How small suppliers such as Independent navigate the strike, which began on Sept. 13, is expected to affect Boeing’s future ability to bring its plane production back online.
More job cuts?
Five Boeing suppliers interviewed by Reuters this week said continuation of the strike would cause them to furlough workers, freeze investment, or consider halting production.
Boeing declined comment.
Seattle-area supplier Pathfinder, which runs a project to attract young recruits to aerospace and trains them alongside its skilled workers, will likely need to lay off more employees, CEO Dave Trader said.
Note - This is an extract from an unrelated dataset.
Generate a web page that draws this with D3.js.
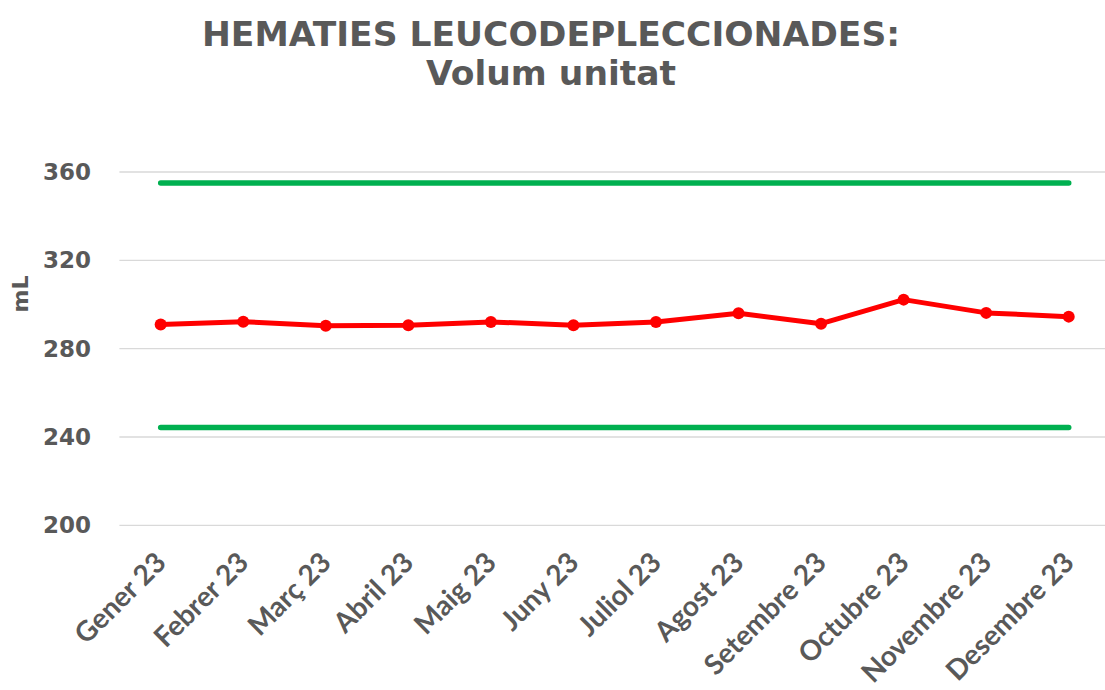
<!DOCTYPE html>
<html lang="ca">
<head>
<meta charset="UTF-8" />
<title>Hematies leucodeplecciónades: volum unitat</title>
<script src="https://d3js.org/d3.v7.min.js"></script>
<style>
    body { margin: 0; background: #fff; }
    svg { display: block; }
</style>
</head>
<body>
<svg id="chart" width="1105" height="690"></svg>
<script>
    // dades
    const mesos = ["Gener 23", "Febrer 23", "Març 23", "Abril 23", "Maig 23", "Juny 23",
        "Juliol 23", "Agost 23", "Setembre 23", "Octubre 23", "Novembre 23", "Desembre 23"];
    const volum = [290.9, 292.2, 290.4, 290.6, 292.1, 290.6, 292.1, 296.0, 291.3, 302.2, 296.2, 294.5];
    const limitSuperior = [355, 355, 355, 355, 355, 355, 355, 355, 355, 355, 355, 355];
    const limitInferior = [244.3, 244.3, 244.3, 244.3, 244.3, 244.3, 244.3, 244.3, 244.3, 244.3, 244.3, 244.3];
    const yTicks = [200, 240, 280, 320, 360];

    const grey = "#595959";
    const svg = d3.select("#chart");

    const x = d3.scaleBand().domain(mesos).range([119.4, 1110]);
    const y = d3.scaleLinear().domain([200, 360]).range([525.3, 172]);
    const cx = d => x(d) + x.bandwidth() / 2;

    // títol
    const title = svg.append("text")
        .attr("x", 551).attr("text-anchor", "middle")
        .attr("font-family", "DejaVu Sans").attr("font-weight", "bold")
        .attr("font-size", 34.5).attr("fill", grey);
    title.append("tspan").attr("x", 551).attr("y", 46).text("HEMATIES LEUCODEPLECCIONADES:");
    title.append("tspan").attr("x", 551).attr("y", 85).text("Volum unitat");

    // graella
    svg.append("g").selectAll("line").data(yTicks).join("line")
        .attr("x1", 119.4).attr("x2", 1105)
        .attr("y1", d => y(d)).attr("y2", d => y(d))
        .attr("stroke", "#d9d9d9").attr("stroke-width", 1.3);

    // eix Y
    const yAxis = svg.append("g").attr("transform", "translate(91,0)")
        .call(d3.axisLeft(y).tickValues(yTicks).tickSize(0).tickPadding(0));
    yAxis.select(".domain").remove();
    yAxis.selectAll("text")
        .attr("font-family", "DejaVu Sans").attr("font-weight", "bold")
        .attr("font-size", 23).attr("fill", grey);

    svg.append("text")
        .attr("transform", "translate(28,294) rotate(-90)")
        .attr("text-anchor", "middle")
        .attr("font-family", "DejaVu Sans").attr("font-weight", "bold")
        .attr("font-size", 22).attr("fill", grey)
        .text("mL");

    // eix X
    const xAxis = svg.append("g").attr("transform", "translate(0,525.3)")
        .call(d3.axisBottom(x).tickSize(0).tickPadding(0));
    xAxis.select(".domain").remove();
    xAxis.selectAll("text")
        .attr("font-family", "Lato").attr("font-weight", "bold")
        .attr("font-size", 28).attr("fill", grey)
        .attr("text-anchor", "end")
        .attr("dy", 0)
        .attr("transform", "translate(7,39) rotate(-45)");

    // límits
    const linia = d3.line().x((d, i) => cx(mesos[i])).y(d => y(d));
    svg.append("path").datum(limitSuperior).attr("d", linia)
        .attr("fill", "none").attr("stroke", "#00b050").attr("stroke-width", 5.5)
        .attr("stroke-linecap", "round");
    svg.append("path").datum(limitInferior).attr("d", linia)
        .attr("fill", "none").attr("stroke", "#00b050").attr("stroke-width", 5.5)
        .attr("stroke-linecap", "round");

    // sèrie
    svg.append("path").datum(volum).attr("d", linia)
        .attr("fill", "none").attr("stroke", "#ff0000").attr("stroke-width", 5)
        .attr("stroke-linejoin", "round");
    svg.append("g").selectAll("circle").data(volum).join("circle")
        .attr("cx", (d, i) => cx(mesos[i])).attr("cy", d => y(d))
        .attr("r", 6).attr("fill", "#ff0000");
</script>
</body>
</html>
Pathfinder, which let go one-quarter of its 54 workers last month, will also need to send more of its aerospace students back to their high schools, instead of training them in the company’s factories, Trader said.
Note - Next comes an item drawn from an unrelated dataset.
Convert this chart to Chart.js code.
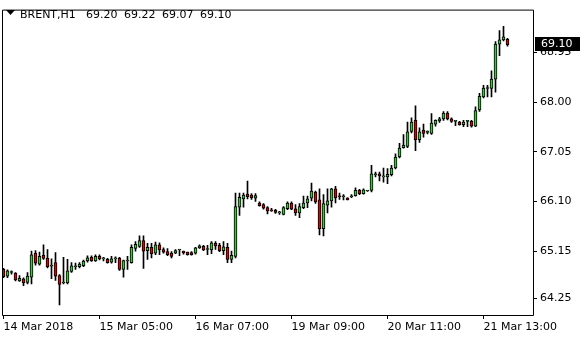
<!DOCTYPE html>
<html><head><meta charset="utf-8">
<script src="https://cdn.jsdelivr.net/npm/chart.js@4/dist/chart.umd.min.js"></script>
<style>html,body{margin:0;padding:0;background:#fff;overflow:hidden}#wrap{width:580px;height:340px;position:relative}</style>
</head><body><div id="wrap"><canvas id="c"></canvas></div>
<script>
const symbolTitle = "BRENT,H1";
const headerValues = ["69.20", "69.22", "69.07", "69.10"];
const opens = [64.80,64.67,64.74,64.73,64.58,64.62,64.55,64.65,65.11,64.90,65.07,65.01,64.86,64.93,64.68,64.54,64.54,64.76,64.85,64.85,64.87,64.96,65.03,64.96,65.05,65.00,64.99,64.94,65.00,65.01,64.80,64.96,64.93,65.20,65.24,65.35,65.16,65.22,65.11,65.27,65.18,65.14,65.11,65.11,65.17,65.15,65.13,65.12,65.11,65.21,65.24,65.18,65.17,65.30,65.26,65.16,65.22,64.99,65.05,65.99,66.15,66.24,66.22,66.16,66.07,66.04,65.98,65.93,65.93,65.88,65.85,65.96,66.07,65.96,65.88,65.98,66.07,66.16,66.28,66.13,65.58,66.03,66.11,66.34,66.20,66.19,66.17,66.19,66.21,66.31,66.25,66.30,66.31,66.61,66.63,66.57,66.57,66.61,66.74,66.95,67.13,67.15,67.44,67.65,67.28,67.46,67.42,67.40,67.58,67.64,67.68,67.79,67.68,67.63,67.62,67.57,67.63,67.63,67.54,67.85,68.10,68.26,68.26,68.44,69.11,69.19,69.20];
const highs = [64.82,64.79,64.77,64.74,64.68,64.64,64.74,65.15,65.16,65.13,65.27,65.18,65.00,65.12,64.70,65.03,64.99,64.93,64.92,64.93,64.98,65.06,65.06,65.08,65.08,65.03,65.01,65.05,65.04,65.03,64.98,65.05,65.27,65.33,65.44,65.44,65.30,65.30,65.32,65.31,65.21,65.20,65.14,65.18,65.18,65.15,65.13,65.14,65.22,65.27,65.26,65.26,65.33,65.33,65.30,65.33,65.30,65.15,66.26,66.26,66.26,66.49,66.25,66.25,66.09,66.06,66.00,65.97,65.95,65.91,66.00,66.09,66.09,66.04,66.06,66.20,66.20,66.45,66.30,66.34,66.23,66.34,66.35,66.39,66.26,66.23,66.17,66.23,66.36,66.33,66.34,66.31,66.79,66.66,66.66,66.74,66.73,66.79,67.01,67.21,67.38,67.62,67.70,67.93,67.51,67.58,67.45,67.78,67.66,67.71,67.82,67.82,67.70,67.64,67.63,67.65,67.65,67.65,67.91,68.17,68.32,68.32,68.60,69.16,69.37,69.45,69.22];
const lows = [64.64,64.64,64.71,64.58,64.57,64.49,64.52,64.52,64.88,64.88,64.99,64.83,64.62,64.59,64.12,64.52,64.52,64.74,64.80,64.83,64.85,64.94,64.95,64.95,64.98,64.96,64.92,64.92,64.93,64.78,64.65,64.80,64.92,65.15,65.22,64.82,64.99,65.02,65.08,65.08,65.11,65.06,65.02,65.10,65.06,65.09,65.07,65.07,65.09,65.20,65.16,65.08,65.10,65.18,65.14,65.08,64.93,64.93,65.02,65.83,65.99,66.15,66.14,66.10,66.01,65.95,65.86,65.91,65.87,65.85,65.84,65.94,65.94,65.83,65.79,65.96,65.98,66.11,66.06,65.46,65.44,65.88,65.99,66.07,66.14,66.13,66.13,66.17,66.20,66.23,66.24,66.29,66.28,66.57,66.49,66.47,66.44,66.59,66.72,66.93,67.12,67.13,67.41,67.07,67.23,67.33,67.39,67.38,67.54,67.61,67.65,67.66,67.61,67.55,67.56,67.53,67.53,67.52,67.53,67.82,68.08,68.10,68.10,68.19,68.89,69.17,69.07];
const closes = [64.66,64.77,64.75,64.60,64.63,64.54,64.67,65.08,64.92,65.05,65.01,64.85,64.88,64.67,64.51,64.55,64.77,64.87,64.86,64.90,64.96,65.02,64.96,65.05,65.00,65.00,64.93,65.00,65.01,64.80,64.97,64.96,65.22,65.28,65.35,65.15,65.22,65.10,65.27,65.17,65.13,65.08,65.05,65.16,65.17,65.12,65.08,65.08,65.21,65.25,65.17,65.18,65.31,65.25,65.16,65.23,64.99,65.07,66.00,66.18,66.22,66.19,66.17,66.21,66.02,65.97,65.92,65.92,65.89,65.88,65.98,66.07,65.95,65.88,66.00,66.07,66.15,66.30,66.09,65.58,66.06,66.11,66.34,66.17,66.19,66.20,66.13,66.20,66.31,66.25,66.32,66.30,66.63,66.61,66.59,66.58,66.62,66.74,66.95,67.12,67.18,67.43,67.62,67.28,67.43,67.40,67.42,67.60,67.65,67.68,67.79,67.68,67.63,67.63,67.57,67.62,67.65,67.54,67.84,68.11,68.27,68.27,68.44,69.11,69.19,69.25,69.10];
const timeLabels = ["14 Mar 2018","15 Mar 05:00","16 Mar 07:00","19 Mar 09:00","20 Mar 11:00","21 Mar 13:00"];
const timeLabelBars = [0, 24, 48, 72, 96, 120];
const priceTicks = [64.25, 65.15, 66.10, 67.05, 68.00, 68.95];

const FONT = '"DejaVu Sans", sans-serif';
const BULL = '#33cc33', BEAR = '#e00000';

const wickData = opens.map((o, i) => ({x: i, y: [lows[i], highs[i]]}));
const bodyData = opens.map((o, i) => ({x: i, y: [Math.min(o, closes[i]), Math.max(o, closes[i])]}));
const bodyColors = opens.map((o, i) => closes[i] >= o ? BULL : BEAR);

const framePlugin = {
  id: 'frame',
  afterDraw(chart) {
    const {ctx, chartArea: a} = chart;
    ctx.save();
    ctx.strokeStyle = '#000'; ctx.lineWidth = 1;
    ctx.beginPath();
    ctx.moveTo(a.left + 0.5, a.bottom + 0.5); ctx.lineTo(a.left + 0.5, a.top + 0.5);
    ctx.lineTo(a.right + 0.5, a.top + 0.5); ctx.lineTo(a.right + 0.5, a.bottom + 0.5);
    ctx.lineTo(a.left + 0.5, a.bottom + 0.5);
    ctx.stroke();
    ctx.fillStyle = '#000';
    ctx.beginPath(); ctx.moveTo(6, 10); ctx.lineTo(15, 10); ctx.lineTo(10.5, 15); ctx.closePath(); ctx.fill();
    ctx.font = '11px ' + FONT; ctx.textBaseline = 'alphabetic'; ctx.textAlign = 'left';
    ctx.fillText(symbolTitle, 20, 18);
    const hx = [86, 124, 162, 200];
    headerValues.forEach((t, k) => ctx.fillText(t, hx[k], 18));
    const ys = chart.scales.y;
    const last = closes[closes.length - 1];
    const py = Math.round(ys.getPixelForValue(last));
    ctx.fillRect(535, py - 8, 45, 14);
    ctx.fillStyle = '#fff'; ctx.textBaseline = 'middle';
    ctx.fillText(last.toFixed(2), 541, py - 1);
    ctx.restore();
  }
};

new Chart(document.getElementById('c'), {
  type: 'bar',
  data: {
    datasets: [
      {data: wickData, backgroundColor: '#000', borderWidth: 0, grouped: false, barThickness: 1, maxBarThickness: 1, order: 2},
      {data: bodyData, backgroundColor: bodyColors, borderColor: '#000', borderWidth: 1, borderSkipped: false, minBarLength: 1, grouped: false, barThickness: 3, maxBarThickness: 3, order: 1}
    ]
  },
  options: {
    responsive: true, maintainAspectRatio: false, animation: false,
    layout: {padding: {left: 2, top: 2, right: 0, bottom: 0}, autoPadding: false},
    plugins: {legend: {display: false}, tooltip: {enabled: false}},
    scales: {
      x: {
        type: 'linear', min: -0.375, max: 132.375, position: 'bottom', offset: false,
        afterFit(s) { s.height = 25; },
        afterBuildTicks(s) { s.ticks = timeLabelBars.map(v => ({value: v})); },
        grid: {offset: false, drawOnChartArea: false, drawTicks: true, tickLength: 4, color: '#000'},
        border: {display: false},
        ticks: {autoSkip: false, maxRotation: 0, align: 'start', padding: 2, color: '#000', font: {family: FONT, size: 11},
          callback: (v, idx) => timeLabels[idx]}
      },
      y: {
        type: 'linear', min: 63.927, max: 69.77, position: 'right',
        afterFit(s) { s.width = 47; },
        afterBuildTicks(s) { s.ticks = priceTicks.map(v => ({value: v})); },
        grid: {drawOnChartArea: false, drawTicks: true, tickLength: 4, color: '#000'},
        border: {display: false},
        ticks: {padding: 3, color: '#000', font: {family: FONT, size: 11}, callback: v => v.toFixed(2)}
      }
    }
  },
  plugins: [framePlugin]
});
</script></body></html>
Suppliers on a regular call on Thursday with Boeing supply-chain executives said they expect the strike will continue for weeks, one participant told Reuters.
About 60% of the 2.21 million Americans who work in the aerospace industry have jobs directly linked to the supply chain, according to the U.S. industry group Aerospace Industries Association.
Those suppliers’ decisions to reduce staffing could create a vicious cycle, as they will put added strain on Boeing’s efforts to restore and eventually increase 737 MAX output above a regulator-imposed cap of 38 after its factories re-open, analysts say.
“Once we get back, we have the task of restarting the factories and the supply chain, and it’s much harder to turn this on than it is to turn it off,” CEO Kelly Ortberg told an analyst call on Wednesday.
“The longer it goes on, the more it could trickle back into the supply chain and cause delays there,” Southwest Airlines LUV.N Chief Operating Officer Andrew Watterson said of the strike on Thursday.
Shares of Boeing suppliers fell on Thursday. Howmet HWM.N lost 2%. Honeywell HON.O and Spirit AeroSystems SPR.N fell 5% and 3%, respectively, following weak results.
Spirit Aero, Boeing’s key supplier, which has already announced the furlough of 700 workers on the 767 and 777 widebody programs for 21 days, has warned it would implement layoffs should the strike continue past November.
“It’s starting up the supply chain that is likely to be the biggest worry, especially if they have taken action to cut workers due to a lack of Boeing orders,” Vertical Research Partners analyst Rob Stallard said by email.
A strained supply chain, Spirit Aero’s challenges and increased regulatory oversight from the Federal Aviation Administration over MAX production, means it could take up to a year from the strike’s end to get 737 output back to the 38-per-month rate, Stallard said.